**YOUR TASK:**
Go through each line of the records below and count those with the word "this"; give only the total.
%%
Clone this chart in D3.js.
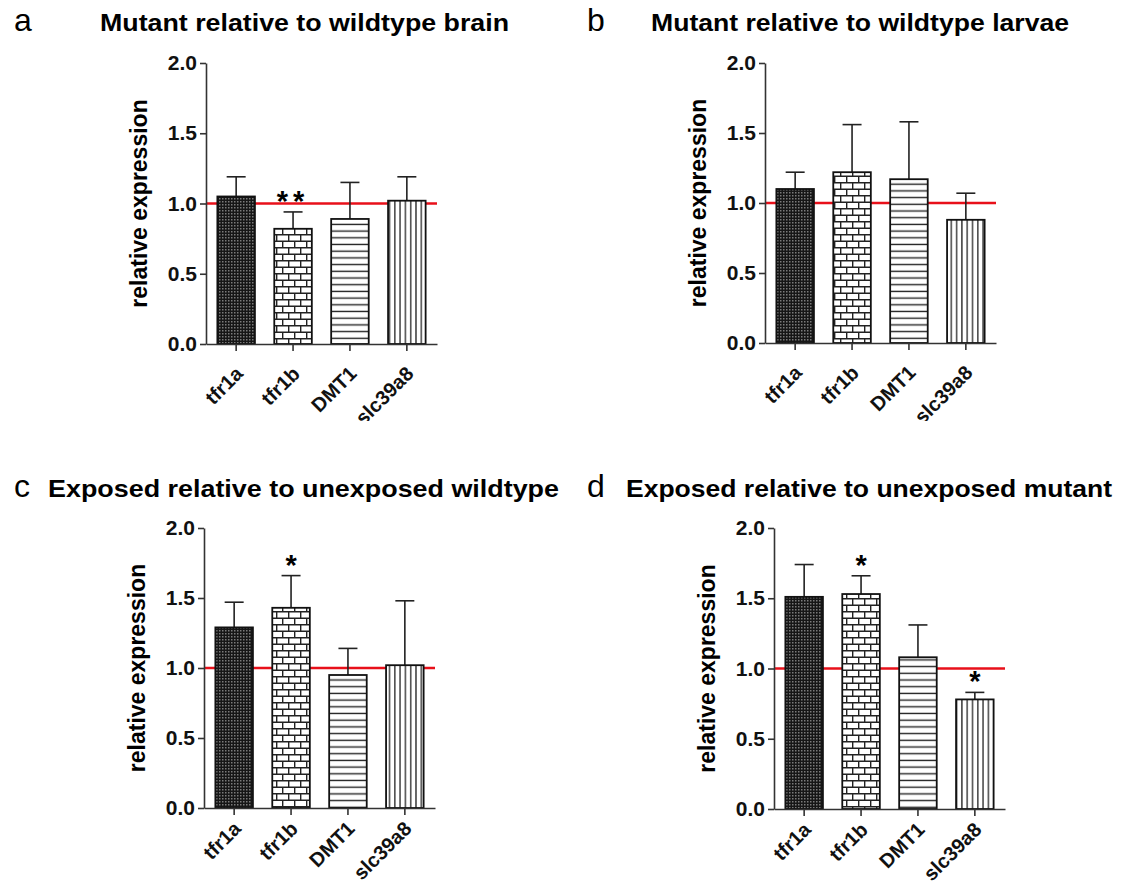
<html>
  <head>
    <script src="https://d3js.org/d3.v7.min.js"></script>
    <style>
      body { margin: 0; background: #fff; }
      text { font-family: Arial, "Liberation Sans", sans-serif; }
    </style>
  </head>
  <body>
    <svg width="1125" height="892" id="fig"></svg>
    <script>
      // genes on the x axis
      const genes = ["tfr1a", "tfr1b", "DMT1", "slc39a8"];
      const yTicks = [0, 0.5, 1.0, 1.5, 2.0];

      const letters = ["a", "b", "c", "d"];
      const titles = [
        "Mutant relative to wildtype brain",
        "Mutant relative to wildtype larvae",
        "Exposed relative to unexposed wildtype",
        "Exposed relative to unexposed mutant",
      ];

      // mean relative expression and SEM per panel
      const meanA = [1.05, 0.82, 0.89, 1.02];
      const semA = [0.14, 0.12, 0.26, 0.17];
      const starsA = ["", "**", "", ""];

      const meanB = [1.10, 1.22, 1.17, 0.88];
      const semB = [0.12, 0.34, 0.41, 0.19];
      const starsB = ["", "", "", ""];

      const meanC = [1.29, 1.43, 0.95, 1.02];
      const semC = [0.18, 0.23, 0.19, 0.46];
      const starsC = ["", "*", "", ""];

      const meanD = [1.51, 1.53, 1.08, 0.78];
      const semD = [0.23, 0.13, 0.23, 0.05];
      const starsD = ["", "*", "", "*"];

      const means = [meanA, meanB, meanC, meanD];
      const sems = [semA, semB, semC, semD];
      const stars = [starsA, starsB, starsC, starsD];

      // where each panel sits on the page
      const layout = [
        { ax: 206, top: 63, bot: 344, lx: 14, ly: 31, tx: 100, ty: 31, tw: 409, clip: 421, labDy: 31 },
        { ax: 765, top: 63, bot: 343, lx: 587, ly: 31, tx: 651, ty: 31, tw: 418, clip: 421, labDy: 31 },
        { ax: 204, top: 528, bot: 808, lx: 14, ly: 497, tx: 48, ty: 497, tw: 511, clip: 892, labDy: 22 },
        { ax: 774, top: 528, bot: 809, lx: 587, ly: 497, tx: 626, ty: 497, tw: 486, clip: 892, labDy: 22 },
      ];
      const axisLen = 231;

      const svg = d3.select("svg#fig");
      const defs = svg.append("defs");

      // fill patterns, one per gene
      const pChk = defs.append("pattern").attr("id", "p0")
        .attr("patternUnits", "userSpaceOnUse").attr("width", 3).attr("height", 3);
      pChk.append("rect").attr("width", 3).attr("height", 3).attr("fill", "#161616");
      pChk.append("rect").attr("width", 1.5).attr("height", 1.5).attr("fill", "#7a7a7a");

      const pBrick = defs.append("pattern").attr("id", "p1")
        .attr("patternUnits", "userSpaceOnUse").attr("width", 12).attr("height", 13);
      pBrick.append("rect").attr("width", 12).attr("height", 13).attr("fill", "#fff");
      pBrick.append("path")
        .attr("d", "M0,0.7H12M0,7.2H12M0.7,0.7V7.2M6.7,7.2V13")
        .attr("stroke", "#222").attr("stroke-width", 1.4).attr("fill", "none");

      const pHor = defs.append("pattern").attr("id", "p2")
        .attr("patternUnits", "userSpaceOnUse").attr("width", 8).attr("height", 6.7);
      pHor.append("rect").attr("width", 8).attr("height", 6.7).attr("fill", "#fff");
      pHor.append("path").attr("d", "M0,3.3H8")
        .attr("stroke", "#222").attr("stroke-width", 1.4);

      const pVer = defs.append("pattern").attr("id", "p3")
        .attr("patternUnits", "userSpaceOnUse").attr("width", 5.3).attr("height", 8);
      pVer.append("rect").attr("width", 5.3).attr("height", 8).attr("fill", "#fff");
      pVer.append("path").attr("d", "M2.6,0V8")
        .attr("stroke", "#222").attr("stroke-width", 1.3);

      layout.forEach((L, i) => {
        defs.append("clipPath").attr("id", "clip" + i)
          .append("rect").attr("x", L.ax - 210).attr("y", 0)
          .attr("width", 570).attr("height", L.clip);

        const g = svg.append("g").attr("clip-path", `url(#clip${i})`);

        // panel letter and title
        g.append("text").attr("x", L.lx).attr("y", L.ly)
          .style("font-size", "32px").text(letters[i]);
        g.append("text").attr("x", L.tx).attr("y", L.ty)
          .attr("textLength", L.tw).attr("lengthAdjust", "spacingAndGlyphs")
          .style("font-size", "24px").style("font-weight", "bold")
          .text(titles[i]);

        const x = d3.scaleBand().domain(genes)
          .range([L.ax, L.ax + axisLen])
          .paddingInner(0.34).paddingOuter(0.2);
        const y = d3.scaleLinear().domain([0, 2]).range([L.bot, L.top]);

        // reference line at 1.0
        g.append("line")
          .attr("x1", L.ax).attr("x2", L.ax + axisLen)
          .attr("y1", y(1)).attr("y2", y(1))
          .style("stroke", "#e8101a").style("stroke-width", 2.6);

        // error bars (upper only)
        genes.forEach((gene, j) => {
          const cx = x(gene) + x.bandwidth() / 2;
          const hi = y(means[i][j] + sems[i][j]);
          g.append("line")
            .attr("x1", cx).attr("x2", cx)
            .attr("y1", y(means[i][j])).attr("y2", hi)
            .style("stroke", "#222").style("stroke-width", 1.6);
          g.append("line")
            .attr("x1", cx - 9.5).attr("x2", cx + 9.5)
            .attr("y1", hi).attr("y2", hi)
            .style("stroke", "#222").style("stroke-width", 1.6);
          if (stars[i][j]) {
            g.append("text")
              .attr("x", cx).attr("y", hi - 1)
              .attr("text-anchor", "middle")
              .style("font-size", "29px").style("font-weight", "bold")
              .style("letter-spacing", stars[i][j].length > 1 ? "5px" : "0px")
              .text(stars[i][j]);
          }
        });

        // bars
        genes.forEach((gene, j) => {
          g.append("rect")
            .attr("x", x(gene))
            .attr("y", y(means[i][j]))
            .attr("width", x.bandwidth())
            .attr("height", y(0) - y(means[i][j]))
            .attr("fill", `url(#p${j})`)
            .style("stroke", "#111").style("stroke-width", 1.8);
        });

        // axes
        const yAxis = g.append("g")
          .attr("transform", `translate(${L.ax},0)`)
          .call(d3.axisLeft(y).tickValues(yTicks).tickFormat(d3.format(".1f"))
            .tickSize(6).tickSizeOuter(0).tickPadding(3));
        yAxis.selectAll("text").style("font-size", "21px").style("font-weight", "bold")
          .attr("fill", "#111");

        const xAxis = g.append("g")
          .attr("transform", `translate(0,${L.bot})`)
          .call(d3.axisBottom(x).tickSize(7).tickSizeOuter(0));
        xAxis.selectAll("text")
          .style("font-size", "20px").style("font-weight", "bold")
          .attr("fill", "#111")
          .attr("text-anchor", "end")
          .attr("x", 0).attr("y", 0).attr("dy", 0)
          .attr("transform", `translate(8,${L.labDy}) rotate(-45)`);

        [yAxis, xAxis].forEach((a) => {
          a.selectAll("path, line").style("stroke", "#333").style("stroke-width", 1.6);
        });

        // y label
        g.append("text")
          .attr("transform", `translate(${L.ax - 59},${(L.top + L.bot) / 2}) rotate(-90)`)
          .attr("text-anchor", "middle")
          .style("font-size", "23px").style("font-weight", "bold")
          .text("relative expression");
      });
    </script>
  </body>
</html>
%%
%%
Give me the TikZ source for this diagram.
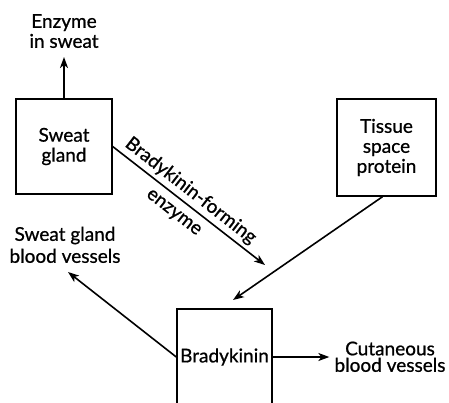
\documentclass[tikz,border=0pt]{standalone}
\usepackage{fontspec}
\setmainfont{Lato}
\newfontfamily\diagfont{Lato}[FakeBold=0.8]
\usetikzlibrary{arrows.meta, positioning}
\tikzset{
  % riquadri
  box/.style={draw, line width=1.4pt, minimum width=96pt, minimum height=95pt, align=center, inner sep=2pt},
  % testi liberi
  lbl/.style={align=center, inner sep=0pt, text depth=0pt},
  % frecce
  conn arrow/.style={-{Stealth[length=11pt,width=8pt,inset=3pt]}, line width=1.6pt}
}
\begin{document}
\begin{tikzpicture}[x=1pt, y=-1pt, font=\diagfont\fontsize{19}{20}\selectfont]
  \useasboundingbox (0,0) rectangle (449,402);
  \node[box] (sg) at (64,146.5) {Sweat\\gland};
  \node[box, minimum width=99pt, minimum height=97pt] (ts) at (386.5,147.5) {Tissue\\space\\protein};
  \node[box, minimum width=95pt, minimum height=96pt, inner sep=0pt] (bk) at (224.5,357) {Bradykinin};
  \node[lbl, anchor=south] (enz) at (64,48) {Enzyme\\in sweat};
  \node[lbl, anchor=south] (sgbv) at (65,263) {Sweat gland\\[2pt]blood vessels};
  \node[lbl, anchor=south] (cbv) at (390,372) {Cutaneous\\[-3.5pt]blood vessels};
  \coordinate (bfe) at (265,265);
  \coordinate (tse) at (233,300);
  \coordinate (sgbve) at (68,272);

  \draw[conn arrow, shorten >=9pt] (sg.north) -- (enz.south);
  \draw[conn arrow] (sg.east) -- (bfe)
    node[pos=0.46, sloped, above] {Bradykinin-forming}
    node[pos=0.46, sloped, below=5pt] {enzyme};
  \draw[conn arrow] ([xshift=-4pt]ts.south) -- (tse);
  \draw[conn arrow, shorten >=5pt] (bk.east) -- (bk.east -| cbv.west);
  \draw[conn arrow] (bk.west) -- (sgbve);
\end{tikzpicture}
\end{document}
%%
**ANSWER TO THE PROBLEM:**
2